§ What to work on
The required output consists solely of the lines from the one containing "Generate a Python" down to the one containing "from matplotlib.ticker import", both included, each quoted exactly.

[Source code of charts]
►
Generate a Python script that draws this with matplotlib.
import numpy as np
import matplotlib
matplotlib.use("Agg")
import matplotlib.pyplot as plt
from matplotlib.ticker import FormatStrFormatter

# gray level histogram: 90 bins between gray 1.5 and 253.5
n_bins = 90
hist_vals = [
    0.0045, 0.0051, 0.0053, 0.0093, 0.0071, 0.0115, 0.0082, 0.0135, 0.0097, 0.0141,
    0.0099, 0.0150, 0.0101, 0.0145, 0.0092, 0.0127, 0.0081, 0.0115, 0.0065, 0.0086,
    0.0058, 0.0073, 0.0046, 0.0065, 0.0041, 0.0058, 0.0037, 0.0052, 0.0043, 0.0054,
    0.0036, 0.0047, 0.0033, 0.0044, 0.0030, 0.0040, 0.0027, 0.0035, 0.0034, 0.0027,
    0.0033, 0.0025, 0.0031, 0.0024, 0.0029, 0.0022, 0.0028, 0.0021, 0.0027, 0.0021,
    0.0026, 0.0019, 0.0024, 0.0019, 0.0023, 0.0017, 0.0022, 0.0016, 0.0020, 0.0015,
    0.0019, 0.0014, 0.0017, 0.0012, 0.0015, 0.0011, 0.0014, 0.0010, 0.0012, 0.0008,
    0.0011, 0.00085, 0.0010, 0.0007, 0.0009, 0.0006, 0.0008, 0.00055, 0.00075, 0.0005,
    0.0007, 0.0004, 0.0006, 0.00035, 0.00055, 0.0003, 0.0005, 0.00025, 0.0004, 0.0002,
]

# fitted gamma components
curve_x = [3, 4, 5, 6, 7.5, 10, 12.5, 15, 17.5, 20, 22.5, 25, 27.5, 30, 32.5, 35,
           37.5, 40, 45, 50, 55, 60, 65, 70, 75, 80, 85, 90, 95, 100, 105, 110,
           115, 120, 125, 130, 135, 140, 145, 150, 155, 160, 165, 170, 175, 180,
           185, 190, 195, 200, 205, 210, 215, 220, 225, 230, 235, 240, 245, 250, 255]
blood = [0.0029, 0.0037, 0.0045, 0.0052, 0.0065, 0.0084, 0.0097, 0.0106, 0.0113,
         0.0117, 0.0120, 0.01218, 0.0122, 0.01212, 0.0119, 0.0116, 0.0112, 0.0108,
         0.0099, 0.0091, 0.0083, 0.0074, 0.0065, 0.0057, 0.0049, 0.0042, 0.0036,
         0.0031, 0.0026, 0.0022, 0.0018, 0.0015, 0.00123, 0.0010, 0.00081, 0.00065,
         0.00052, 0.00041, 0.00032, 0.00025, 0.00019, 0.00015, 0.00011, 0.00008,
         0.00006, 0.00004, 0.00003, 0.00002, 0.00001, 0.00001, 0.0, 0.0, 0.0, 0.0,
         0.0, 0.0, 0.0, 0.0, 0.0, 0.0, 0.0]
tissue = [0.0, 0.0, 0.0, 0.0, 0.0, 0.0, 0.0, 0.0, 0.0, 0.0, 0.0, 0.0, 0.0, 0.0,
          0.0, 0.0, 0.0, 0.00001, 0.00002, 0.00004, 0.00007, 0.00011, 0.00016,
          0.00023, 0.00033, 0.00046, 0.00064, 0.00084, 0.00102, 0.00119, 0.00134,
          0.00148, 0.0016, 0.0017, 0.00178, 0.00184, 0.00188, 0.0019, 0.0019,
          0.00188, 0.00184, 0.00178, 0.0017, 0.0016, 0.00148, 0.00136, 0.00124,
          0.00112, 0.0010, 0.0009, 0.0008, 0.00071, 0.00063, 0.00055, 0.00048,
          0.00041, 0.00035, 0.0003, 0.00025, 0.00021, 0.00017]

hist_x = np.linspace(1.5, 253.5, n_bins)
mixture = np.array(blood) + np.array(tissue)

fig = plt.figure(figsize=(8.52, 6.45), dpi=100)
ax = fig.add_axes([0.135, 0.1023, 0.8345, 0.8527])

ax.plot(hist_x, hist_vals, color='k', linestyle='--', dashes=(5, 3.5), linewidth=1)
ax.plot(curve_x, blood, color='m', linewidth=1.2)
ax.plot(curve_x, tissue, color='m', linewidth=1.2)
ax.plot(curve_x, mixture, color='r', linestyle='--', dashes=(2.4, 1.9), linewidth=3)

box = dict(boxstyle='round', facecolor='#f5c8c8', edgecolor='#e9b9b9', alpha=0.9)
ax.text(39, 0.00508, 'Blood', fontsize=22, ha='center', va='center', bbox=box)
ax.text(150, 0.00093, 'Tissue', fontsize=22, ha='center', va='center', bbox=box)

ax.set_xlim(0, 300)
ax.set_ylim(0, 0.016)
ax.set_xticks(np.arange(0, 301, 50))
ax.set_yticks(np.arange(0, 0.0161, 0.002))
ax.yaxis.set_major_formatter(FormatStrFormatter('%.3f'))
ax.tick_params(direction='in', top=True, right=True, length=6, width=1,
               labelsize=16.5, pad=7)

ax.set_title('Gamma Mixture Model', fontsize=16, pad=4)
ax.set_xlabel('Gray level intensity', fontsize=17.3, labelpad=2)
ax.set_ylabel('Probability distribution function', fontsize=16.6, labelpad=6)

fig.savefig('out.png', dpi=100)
◄
►
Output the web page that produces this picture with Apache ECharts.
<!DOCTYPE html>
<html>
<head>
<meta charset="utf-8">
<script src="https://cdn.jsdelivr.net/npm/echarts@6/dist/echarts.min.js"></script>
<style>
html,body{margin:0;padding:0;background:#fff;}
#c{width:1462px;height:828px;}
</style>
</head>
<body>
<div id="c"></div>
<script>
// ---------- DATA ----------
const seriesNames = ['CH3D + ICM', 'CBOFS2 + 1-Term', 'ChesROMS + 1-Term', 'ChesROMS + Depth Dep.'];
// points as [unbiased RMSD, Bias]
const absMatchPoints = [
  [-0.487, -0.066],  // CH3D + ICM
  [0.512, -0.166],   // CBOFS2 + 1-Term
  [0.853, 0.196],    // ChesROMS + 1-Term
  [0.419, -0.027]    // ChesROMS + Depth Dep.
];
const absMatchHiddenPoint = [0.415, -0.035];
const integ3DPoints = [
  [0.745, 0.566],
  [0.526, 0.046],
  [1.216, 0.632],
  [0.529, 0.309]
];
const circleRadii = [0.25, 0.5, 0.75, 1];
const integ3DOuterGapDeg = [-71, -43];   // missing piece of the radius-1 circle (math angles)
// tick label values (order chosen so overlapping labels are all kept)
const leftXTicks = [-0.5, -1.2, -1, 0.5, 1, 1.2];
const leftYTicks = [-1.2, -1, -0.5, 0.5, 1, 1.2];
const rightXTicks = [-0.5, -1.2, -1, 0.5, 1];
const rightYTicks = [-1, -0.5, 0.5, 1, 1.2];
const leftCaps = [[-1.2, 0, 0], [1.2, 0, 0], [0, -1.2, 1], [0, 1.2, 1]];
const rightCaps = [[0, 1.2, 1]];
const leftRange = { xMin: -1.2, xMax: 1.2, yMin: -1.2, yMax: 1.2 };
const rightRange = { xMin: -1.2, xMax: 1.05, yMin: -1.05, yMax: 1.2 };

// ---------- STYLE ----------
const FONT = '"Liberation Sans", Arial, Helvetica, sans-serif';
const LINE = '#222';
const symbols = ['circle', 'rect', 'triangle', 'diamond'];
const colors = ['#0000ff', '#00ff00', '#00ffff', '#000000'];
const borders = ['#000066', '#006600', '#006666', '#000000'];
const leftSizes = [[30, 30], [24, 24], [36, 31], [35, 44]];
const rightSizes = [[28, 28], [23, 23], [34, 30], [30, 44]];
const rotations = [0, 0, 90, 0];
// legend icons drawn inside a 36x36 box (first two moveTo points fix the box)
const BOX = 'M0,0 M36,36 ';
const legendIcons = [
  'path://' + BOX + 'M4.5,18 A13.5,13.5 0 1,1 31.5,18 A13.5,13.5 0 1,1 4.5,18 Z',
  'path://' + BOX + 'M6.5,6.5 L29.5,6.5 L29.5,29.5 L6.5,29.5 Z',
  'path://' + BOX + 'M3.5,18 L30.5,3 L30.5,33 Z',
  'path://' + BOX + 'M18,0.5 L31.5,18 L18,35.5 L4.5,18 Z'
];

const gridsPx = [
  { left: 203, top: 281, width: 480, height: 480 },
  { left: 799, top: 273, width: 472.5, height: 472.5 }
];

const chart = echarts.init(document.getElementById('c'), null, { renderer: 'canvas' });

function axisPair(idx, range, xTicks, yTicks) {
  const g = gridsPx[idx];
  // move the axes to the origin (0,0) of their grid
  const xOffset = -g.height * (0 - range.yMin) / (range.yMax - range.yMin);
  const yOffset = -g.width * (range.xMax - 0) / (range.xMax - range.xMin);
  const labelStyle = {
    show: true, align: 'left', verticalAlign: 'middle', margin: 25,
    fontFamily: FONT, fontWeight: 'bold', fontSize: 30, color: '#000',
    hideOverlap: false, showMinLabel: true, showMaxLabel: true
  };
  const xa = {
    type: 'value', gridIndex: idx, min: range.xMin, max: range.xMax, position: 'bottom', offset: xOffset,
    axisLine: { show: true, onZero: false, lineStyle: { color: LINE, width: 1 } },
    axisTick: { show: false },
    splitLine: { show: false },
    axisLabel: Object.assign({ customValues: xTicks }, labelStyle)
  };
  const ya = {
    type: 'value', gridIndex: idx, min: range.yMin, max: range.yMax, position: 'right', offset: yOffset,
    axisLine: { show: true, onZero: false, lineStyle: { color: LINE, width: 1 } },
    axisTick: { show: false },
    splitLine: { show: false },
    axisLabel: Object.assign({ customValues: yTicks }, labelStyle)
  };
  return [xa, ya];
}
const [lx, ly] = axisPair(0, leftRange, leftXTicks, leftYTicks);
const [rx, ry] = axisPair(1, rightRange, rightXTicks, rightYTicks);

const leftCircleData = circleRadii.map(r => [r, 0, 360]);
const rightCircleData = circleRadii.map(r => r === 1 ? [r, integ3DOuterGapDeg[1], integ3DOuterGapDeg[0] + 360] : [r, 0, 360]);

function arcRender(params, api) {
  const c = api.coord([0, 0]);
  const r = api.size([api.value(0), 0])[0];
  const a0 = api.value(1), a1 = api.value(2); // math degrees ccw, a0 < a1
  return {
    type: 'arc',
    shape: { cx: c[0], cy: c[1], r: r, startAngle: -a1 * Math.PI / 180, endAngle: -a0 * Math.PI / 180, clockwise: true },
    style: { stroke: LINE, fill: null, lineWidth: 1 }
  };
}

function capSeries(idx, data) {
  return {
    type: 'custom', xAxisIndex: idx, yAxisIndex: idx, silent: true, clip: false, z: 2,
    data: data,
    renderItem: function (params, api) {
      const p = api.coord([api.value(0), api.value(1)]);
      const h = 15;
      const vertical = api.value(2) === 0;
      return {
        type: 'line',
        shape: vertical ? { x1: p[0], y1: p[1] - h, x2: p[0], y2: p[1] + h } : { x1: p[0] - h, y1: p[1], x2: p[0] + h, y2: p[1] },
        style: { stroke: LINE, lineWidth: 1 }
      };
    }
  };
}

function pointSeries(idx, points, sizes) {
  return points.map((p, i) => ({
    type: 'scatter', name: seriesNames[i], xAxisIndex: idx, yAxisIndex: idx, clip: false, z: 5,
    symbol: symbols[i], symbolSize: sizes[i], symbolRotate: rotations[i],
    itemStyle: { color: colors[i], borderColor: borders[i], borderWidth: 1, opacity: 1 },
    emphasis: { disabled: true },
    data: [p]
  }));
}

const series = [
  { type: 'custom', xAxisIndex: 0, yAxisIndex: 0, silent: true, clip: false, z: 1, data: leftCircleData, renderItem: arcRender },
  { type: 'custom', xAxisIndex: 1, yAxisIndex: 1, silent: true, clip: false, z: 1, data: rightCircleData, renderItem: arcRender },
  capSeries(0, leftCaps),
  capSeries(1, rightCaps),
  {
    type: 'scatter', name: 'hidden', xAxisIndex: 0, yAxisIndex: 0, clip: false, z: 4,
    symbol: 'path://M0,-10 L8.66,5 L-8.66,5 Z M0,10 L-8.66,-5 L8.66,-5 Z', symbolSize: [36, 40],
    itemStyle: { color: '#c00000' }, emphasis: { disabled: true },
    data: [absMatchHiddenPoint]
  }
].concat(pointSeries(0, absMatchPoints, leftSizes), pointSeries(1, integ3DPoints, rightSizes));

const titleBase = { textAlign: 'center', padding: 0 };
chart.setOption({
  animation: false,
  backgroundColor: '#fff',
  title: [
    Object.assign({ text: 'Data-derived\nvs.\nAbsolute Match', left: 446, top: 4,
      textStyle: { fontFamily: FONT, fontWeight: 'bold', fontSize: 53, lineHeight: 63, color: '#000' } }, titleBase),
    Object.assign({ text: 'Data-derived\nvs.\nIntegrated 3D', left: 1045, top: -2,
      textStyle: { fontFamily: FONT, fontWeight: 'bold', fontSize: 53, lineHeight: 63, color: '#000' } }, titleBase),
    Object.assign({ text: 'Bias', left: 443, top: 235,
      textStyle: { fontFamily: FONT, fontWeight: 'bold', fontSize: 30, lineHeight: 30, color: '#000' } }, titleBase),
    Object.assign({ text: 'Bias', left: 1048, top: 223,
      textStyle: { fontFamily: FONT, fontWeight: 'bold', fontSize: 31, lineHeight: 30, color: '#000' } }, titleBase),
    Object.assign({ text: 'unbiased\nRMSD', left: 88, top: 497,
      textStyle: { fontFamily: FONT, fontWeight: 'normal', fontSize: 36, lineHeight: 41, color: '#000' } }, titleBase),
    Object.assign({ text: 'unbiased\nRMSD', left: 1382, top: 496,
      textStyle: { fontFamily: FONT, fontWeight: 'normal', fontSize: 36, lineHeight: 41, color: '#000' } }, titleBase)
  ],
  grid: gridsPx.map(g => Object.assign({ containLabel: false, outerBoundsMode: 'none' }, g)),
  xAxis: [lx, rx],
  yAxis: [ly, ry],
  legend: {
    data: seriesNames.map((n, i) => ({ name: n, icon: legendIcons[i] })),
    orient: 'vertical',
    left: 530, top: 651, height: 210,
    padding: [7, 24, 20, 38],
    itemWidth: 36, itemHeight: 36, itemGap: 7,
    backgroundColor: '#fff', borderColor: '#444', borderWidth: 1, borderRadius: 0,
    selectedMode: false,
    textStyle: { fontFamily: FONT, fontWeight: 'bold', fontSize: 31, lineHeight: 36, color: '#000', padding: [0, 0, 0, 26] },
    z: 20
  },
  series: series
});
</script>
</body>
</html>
◄
§ Task response
Generate a Python script that draws this with matplotlib.
import numpy as np
import matplotlib
matplotlib.use("Agg")
import matplotlib.pyplot as plt
from matplotlib.ticker import FormatStrFormatter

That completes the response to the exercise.